Re: Unicode word wrapping
by seattlejohn (Deacon) on Dec 09, 2002 at 08:43 UTC
    What version of Perl are you using? 5.6.x exhibits some weird behavior with respect to Unicode. In particular, as perldoc perlunicode explains:

    Input and Output Disciplines
    There is currently no easy way to mark data read from a file or other external source as being utf8. This will be one of the major areas of focus in the near future.

    So part of the problem may be this: You expect your query parameter is encoded in UTF-8 (I'm assuming), but your script just sees a sequence of extended-ASCII characters. You might be able to get around this by explicitly using pack "U",... to reconstruct UTF-8 characters from the input one at a time, but I don't recall if I ever got that technique to work reliably.

    If you're just trying to ensure that an input string doesn't exceed a particular character length, you should be able to use length($string) to get its length in characters rather than bytes. That assumes that you already have it stored internally as UTF-8, of course, and that you haven't done a use bytes.

    Unicode support in 5.8 is supposed to be much improved, but I haven't yet had a chance to try it for myself yet.

      Sorry, I guess I wasn't clear.

      First, I'm using Perl 5.8

      As for the input from the CGI, it's originally in EUC-JP, and then I change it to when I receive it from the browser to UTF-8. This is because we eventually shove it in XML format. I want to wrap THAT utf8 string at a certain column

Re: Unicode word wrapping
by rasta (Hermit) on Dec 09, 2002 at 09:24 UTC
    I'm unsure I unerstood the problem in the right way. But from my point of view I could advice generate all your pages with the following line in the HEAD
    <META NAME="Content-Type" CONTENT="text/HTML;CHARSET=utf-8">
    or add
    Content-Type: text/html; charset=utf-8
    to the HTTP header. And produce all your mages in UTF-8.

    It will cause automatically switching of the user agent to UFT-8, and so you will have no problem with many codepages.
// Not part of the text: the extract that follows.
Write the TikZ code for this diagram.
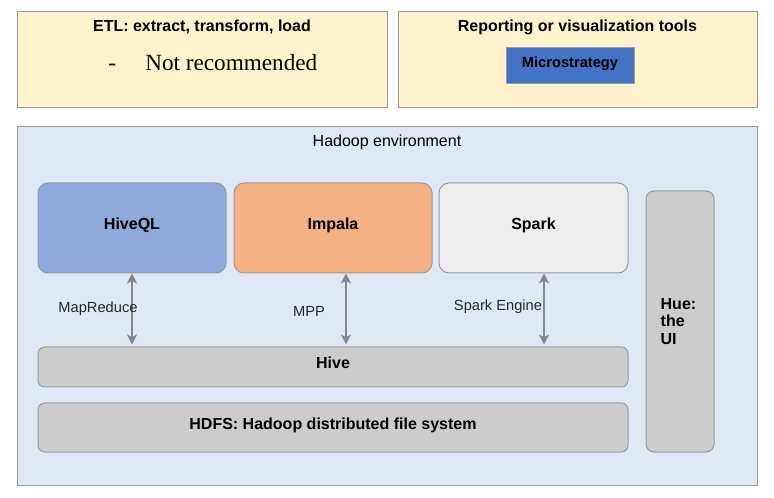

    Although take into consideration that specifying different charsets in HTTP and HTML can cause expected behavor of browsers.

Re: Unicode word wrapping
by theorbtwo (Prior) on Dec 09, 2002 at 14:45 UTC

    There's a well-defined method for doing this in Unicode: UAX#14: Line Breaking Properties.

Re: Unicode word wrapping
by ph0enix (Friar) on Dec 09, 2002 at 09:40 UTC

    I don't know what can be wrong...

    What about following code?

    ... use utf8; my $max_text_len = 40; ... sub split_text { my $intext = shift || return ''; my @result = (); my $index = 0; foreach my $word (split(' ', $intext)) { next if !length($word); if (length("$result[$index] $word") > $max_text_len) { $index++; $result[$index] = $word; } else { $result[$index] .= ($result[$index] ? ' ' : '').$word; } } return join("\n", @result); }
Re: Unicode word wrapping
by dingus (Friar) on Dec 09, 2002 at 12:15 UTC
    Remember that because Japanese doesn't really have spaces between words you can split it ANYWHERE without a problem. So assuming you detect some Japanese then you rule should simpley be instert a \n after every N characters if there isn't one.